On July 30, 2015, pursuant to his consent and without admitting or denying the allegations against him, the Court entered a final judgment as to Kalucha. The final judgment permanently enjoined Kalucha from violating Section 10(b) of the Exchange Act and Rule 10b-5 thereunder, Section 17(a) of the Securities Act, and Sections 206(1), 206(2) and 206(4) of the Advisers Act and Rule 206(4)-8 thereunder, and required him to pay a total of $503,713.00 in disgorgement, prejudgment interest, and a civil penalty (the “Distribution Fund”). The Commission was ordered to hold all monies paid, plus accrued interest, pending further order of the Court.See Kalucha’s Final Judgment.
On November 13, 2015, the SEC filed a letter proposing the distribution of the remaining funds of Aphelion, which were recovered pursuant to the Court’s asset freeze. See Request for Distribution. On November 18, 2015, the Court entered an order authorizing the distribution of $322,200.01, less reasonable banking and wiring fees, to the six investors of Aphelion on a ratable basis. The Court also approved Pinnacle Canada Fund Administration, Ltd. to oversee and administer the return of funds to investors in Aphelion as set forth in the order. See the Court’s Order.
On May 11, 2016, the Court appointed Damasco & Associates LLP as the Tax Administrator to fulfill the tax obligations of the Distribution Fund
On May 16, 2016, the SEC filed a motion to appoint plan administrator and to approve a distribution plan, together with a distribution plan (“Distribution Plan”). See Motion to Appoint Plan Administrator and Approve Distribution Plan.
On May 23, 2016, the Court approved the Distribution Plan, appointed Michael S. Lim, as the Plan Administrator to oversee the distribution of the Distribution Fund to injured investors, and authorized the Plan Administrator to distribute the Distribution Fund in accordance with the approved Distribution Plan.
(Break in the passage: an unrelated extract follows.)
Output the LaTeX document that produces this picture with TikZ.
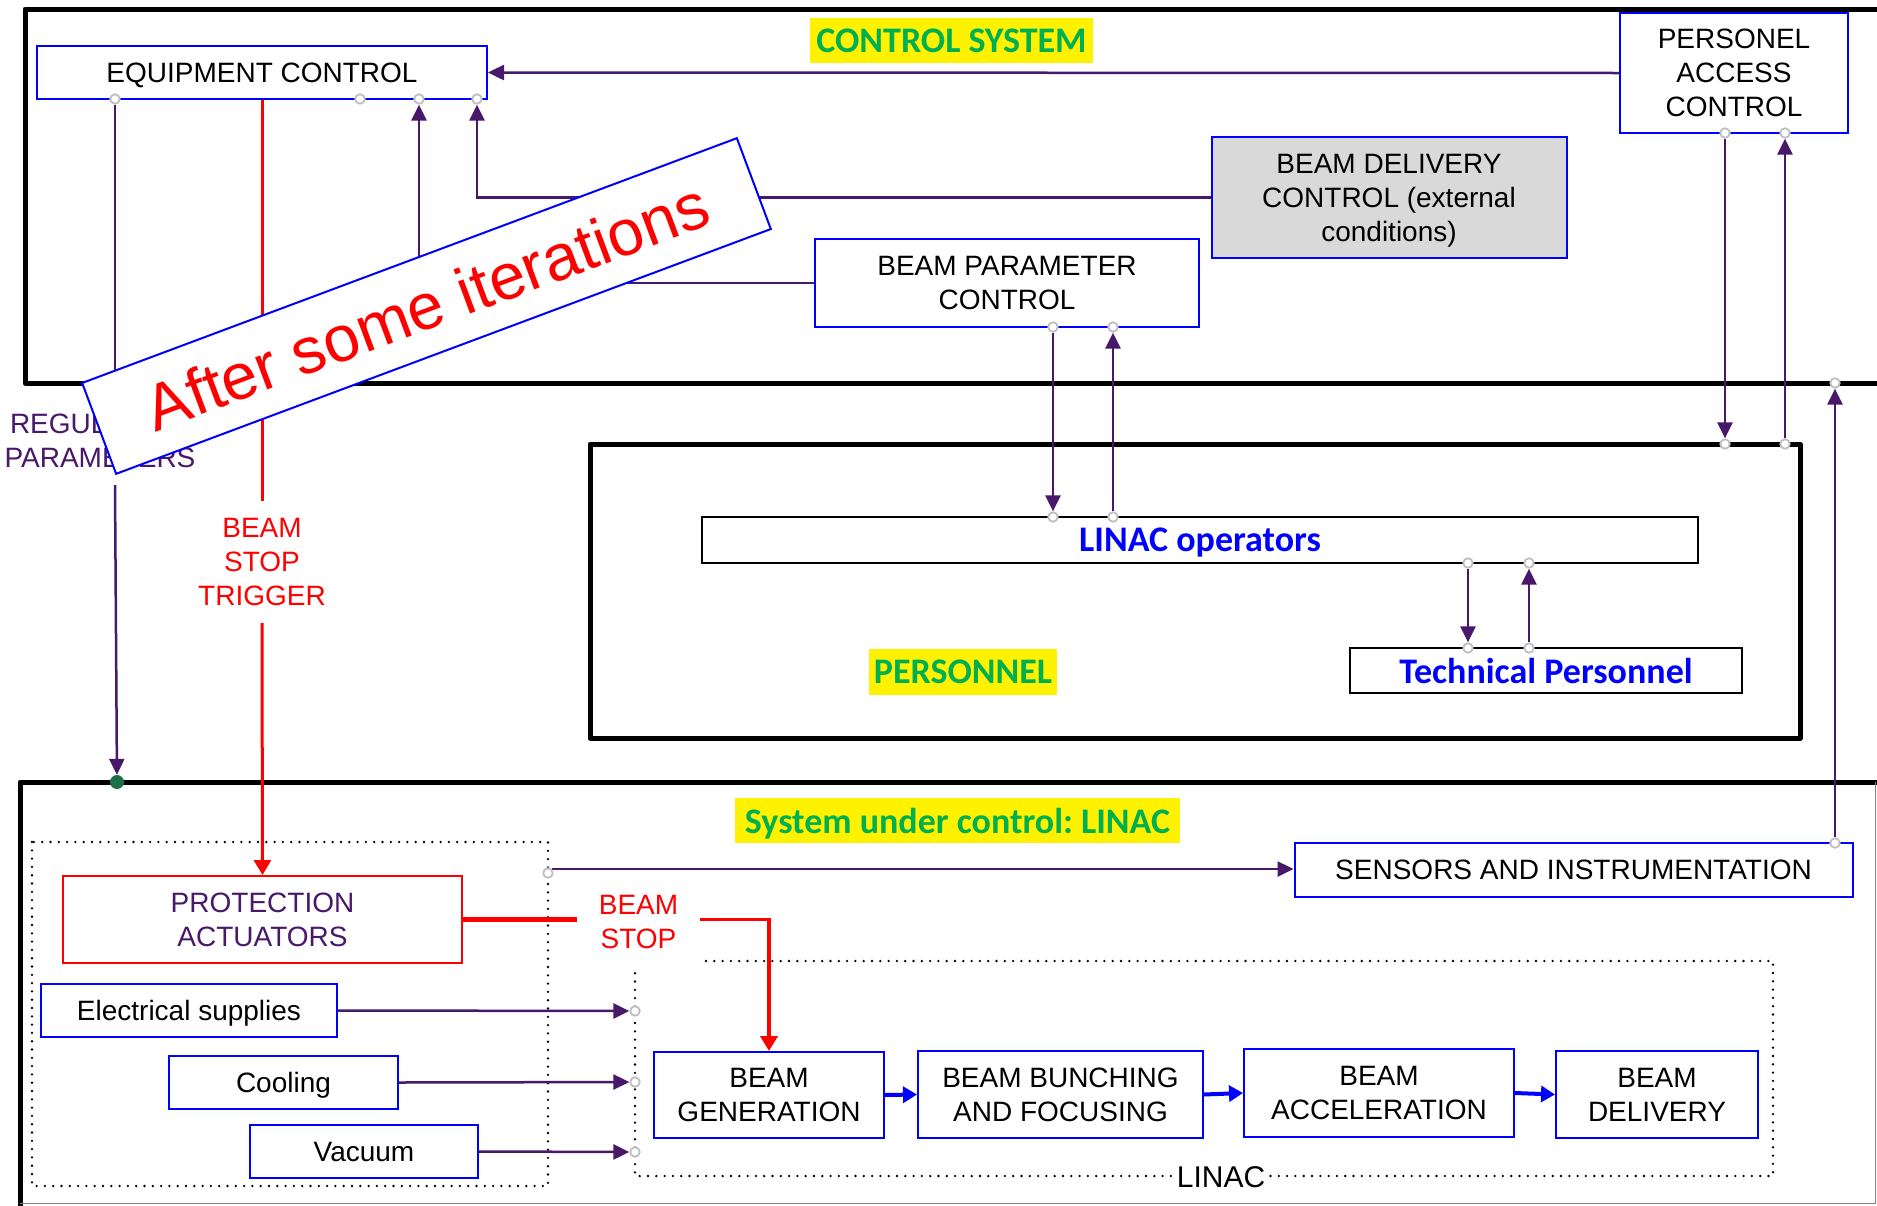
\documentclass[tikz,border=0pt]{standalone}
\usepackage{fontspec}
\setmainfont{Liberation Sans}
\newfontfamily\carlito{Carlito}
\usetikzlibrary{arrows.meta,calc}
\frenchspacing

\definecolor{vio}{RGB}{72,24,106}
\definecolor{ctrlgreen}{RGB}{0,176,80}
\definecolor{dotgreen}{RGB}{30,110,70}
\definecolor{pgrey}{RGB}{191,191,191}
\definecolor{boxgrey}{RGB}{217,217,217}

\newcommand\mainsz{\fontsize{28}{34}\selectfont}
\newcommand\headsz{\fontsize{36}{40}\selectfont\carlito\bfseries}

\pgfdeclarelayer{back}
\pgfdeclarelayer{front}
\pgfsetlayers{back,main,front}

\tikzset{
  thickframe/.style={draw=black, line width=5pt, line join=round, line cap=round},
  bluebox/.style={draw=blue, fill=white, line width=2pt, inner sep=0pt, align=center, font=\mainsz, text=black},
  oneline/.style={text depth=0pt},
  greybox/.style={bluebox, fill=boxgrey},
  redbox/.style={draw=red, fill=white, line width=2pt, inner sep=0pt, align=center, font=\mainsz, text=vio},
  blackbox/.style={draw=black, fill=white, line width=2.5pt, inner sep=0pt, align=center, font=\headsz, text=blue, oneline},
  hilite/.style={fill=yellow, text=ctrlgreen, font=\headsz, inner sep=0pt, oneline},
  port/.style={circle, draw=pgrey, fill=white, line width=1.8pt, minimum size=9.5pt, inner sep=0pt},
  pline/.style={draw=vio, line width=2.5pt},
  parr/.style={pline, -{Triangle[length=16pt,width=15pt]}},
  rline/.style={draw=red, line width=3pt},
  rarr/.style={rline, -{Triangle[length=15pt,width=17pt]}},
  barr/.style={draw=blue, line width=4pt, -{Triangle[length=14pt,width=16pt]}},
  dotbox/.style={draw=black, line width=2.6pt, line cap=round, dash pattern=on 0pt off 8.3pt},
  sigtext/.style={align=center, font=\mainsz, inner xsep=4pt, inner ysep=17pt},
}

\begin{document}
\begin{tikzpicture}[x=1pt,y=-1pt]
\useasboundingbox (0,0) rectangle (1877,1205);

% ---------------- boxes ----------------
\node[bluebox, oneline, minimum width=450pt, minimum height=53pt] (ec) at (262,72.5) {EQUIPMENT CONTROL};
\node[bluebox, minimum width=228pt, minimum height=120pt] (pac) at (1734,73) {PERSONEL\\ACCESS\\CONTROL};
\node[greybox, minimum width=355pt, minimum height=121pt] (bdc) at (1389,197.5) {\rule{0pt}{25.5pt}BEAM DELIVERY\\CONTROL (external\\conditions)};
\node[bluebox, minimum width=384pt, minimum height=88pt] (bpc) at (1007,283) {BEAM PARAMETER\\CONTROL};

\node[blackbox, minimum width=996pt, minimum height=46pt] (lop) at (1200,540) {LINAC operators};
\node[blackbox, minimum width=392pt, minimum height=45pt] (tp) at (1546,670.5) {Technical Personnel};

\node[bluebox, oneline, minimum width=558pt, minimum height=54pt] (sens) at (1573.5,870) {SENSORS AND INSTRUMENTATION};
\node[redbox, minimum width=399pt, minimum height=87pt] (pa) at (262.5,919.5) {PROTECTION\\ACTUATORS};
\node[bluebox, oneline, minimum width=296pt, minimum height=53pt] (es) at (189,1010.5) {Electrical supplies};
\node[bluebox, oneline, minimum width=229pt, minimum height=53pt] (cool) at (283.5,1082.5) {Cooling};
\node[bluebox, oneline, minimum width=228pt, minimum height=53pt] (vac) at (364,1151.5) {Vacuum};

\node[bluebox, minimum width=230pt, minimum height=86pt] (bg) at (769,1095) {BEAM\\GENERATION};
\node[bluebox, minimum width=285pt, minimum height=87pt] (bbf) at (1060.5,1094.5) {BEAM BUNCHING\\AND FOCUSING};
\node[bluebox, minimum width=270pt, minimum height=88pt] (ba) at (1379,1093) {BEAM\\ACCELERATION};
\node[bluebox, minimum width=202pt, minimum height=87pt] (bd) at (1657,1094.5) {BEAM\\DELIVERY};

% ---------------- titles ----------------
\node[hilite, minimum width=283pt, minimum height=45pt] (tctl) at (951.5,40.5) {CONTROL SYSTEM};
\node[hilite, minimum width=188pt, minimum height=46pt] (tpers) at (963,672) {PERSONNEL};
\node[hilite, minimum width=445pt, minimum height=45pt] (tsys) at (957.5,820.5) {System under control: LINAC};
\node[fill=white, font=\fontsize{30}{34}\selectfont, inner sep=3pt] (tlinac) at (1221,1177) {LINAC};

% ---------------- signal labels ----------------
\node[sigtext, text=vio] (reg) at (100,441) {REGULATION\\PARAMETERS};
\node[sigtext, text=red] (trig) at (262,562) {BEAM\\STOP\\TRIGGER};
\node[sigtext, text=red, inner xsep=22pt] (stop) at (638.5,922) {BEAM\\STOP};

% ---------------- ports ----------------
\node[port] (ec1) at (115,99) {};
\node[port] (ec2) at (360,99) {};
\node[port] (ec3) at (419,99) {};
\node[port] (ec4) at (477,99) {};
\node[port] (pac1) at (1725,133) {};
\node[port] (pac2) at (1785,133) {};
\node[port] (bpc1) at (1053,327) {};
\node[port] (bpc2) at (1113,327) {};
\node[port] (lop1) at (1053,517) {};
\node[port] (lop2) at (1113,517) {};
\node[port] (lop3) at (1468,563) {};
\node[port] (lop4) at (1529,563) {};
\node[port] (tp1) at (1468,648) {};
\node[port] (tp2) at (1529,648) {};
\node[port] (pers1) at (1725,444) {};
\node[port] (pers2) at (1785,444) {};
\node[port] (ctl1) at (1835,383) {};
\node[port] (sens1) at (1835,843) {};
\node[port] (lft1) at (548,873) {};
\node[port] (lin1) at (635,1011) {};
\node[port] (lin2) at (635,1082) {};
\node[port] (lin3) at (635,1152) {};
\node[circle, fill=dotgreen, minimum size=14pt, inner sep=0pt] (gdot) at (117,782) {};

% ---------------- frames and connectors ----------------
\begin{pgfonlayer}{back}
  \fill[white] (0,0) rectangle (1877,1205);
  % control system, personnel and LINAC frames
  \draw[thickframe] (1890,9) -- (25,9) -- (25,383) -- (1890,383);
  \draw[thickframe] (590,444) rectangle (1800,738);
  \draw[thickframe] (1890,782) -- (20,782) -- (20,1215);
  \draw[gray, line width=1.5pt] (20,1203.5) -- (1875.5,1203.5) -- (1875.5,782);
  % dotted groups
  \draw[dotbox] (32,842) rectangle (548,1186);
  \draw[dotbox] (706,961) -- (1773,961) -- (1773,1176) -- (635,1176) -- (635,970);

  % control system links
  \draw[parr] (pac.west) -- (ec.east);
  \draw[parr] (bdc.west) -| (ec4);
  \draw[parr] (bpc.west) -| (ec3);
  \draw[pline] (ec1) -- (reg.north -| ec1);
  \draw[parr] (reg.south -| ec1) -- (gdot);
  \draw[rline] (ec.south) -- (trig.north);
  \draw[rarr] (trig.south) -- (pa.north);

  % personnel links
  \draw[parr] (pac1) -- (pers1);
  \draw[parr] (pers2) -- (pac2);
  \draw[parr] (bpc1) -- (lop1);
  \draw[parr] (lop2) -- (bpc2);
  \draw[parr] (lop3) -- (tp1);
  \draw[parr] (tp2) -- (lop4);
  \draw[parr] (sens1) -- (ctl1);

  % LINAC links
  \draw[parr] (lft1.north east) -- (lft1.north east -| sens.west);
  \draw[rline, line width=4.5pt] (pa.east) -- (stop.west |- pa.east);
  \draw[rarr, line width=3.5pt] (stop.east |- pa.east) -| (bg.north);
  \draw[parr] (es.east) -- (lin1);
  \draw[parr] (cool.east) -- (lin2);
  \draw[parr] (vac.east) -- (lin3);
  \draw[barr] (bg.east) -- (bbf.west);
  \draw[barr] (bbf.east) -- (ba.west);
  \draw[barr] (ba.east) -- (bd.west);
\end{pgfonlayer}

% ---------------- overlay banner ----------------
\begin{pgfonlayer}{front}
  \node[draw=blue, fill=white, line width=2pt, rotate=20.5, minimum width=699pt, minimum height=97pt,
        inner sep=0pt, text=red, font=\fontsize{65}{65}\selectfont] (banner) at (426.5,306) {After some iterations};
\end{pgfonlayer}
\end{tikzpicture}
\end{document}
See Order Appointing Plan Administrator and Approving Distribution Plan.
The Distribution Plan provides for a total of approximately $504,097.00, less any tax obligations and fees and expenses of the Tax Administrator, to be distributed on a pro rata basis in the amounts identified in the Distribution Plan, to the six investors harmed by Kalucha's misconduct described in the complaint.
On November 9, 2016, the Plan Administrator directed the Commission to disburse $499,485.53 from the Distribution Fund to eligible investors in accordance with the Distribution Plan.
This distribution matter was closed on September 5, 2019 when the Court entered an order approving the final accounting, discharging the Distribution Agent, and terminating the Fair Fund. See the Court's Order.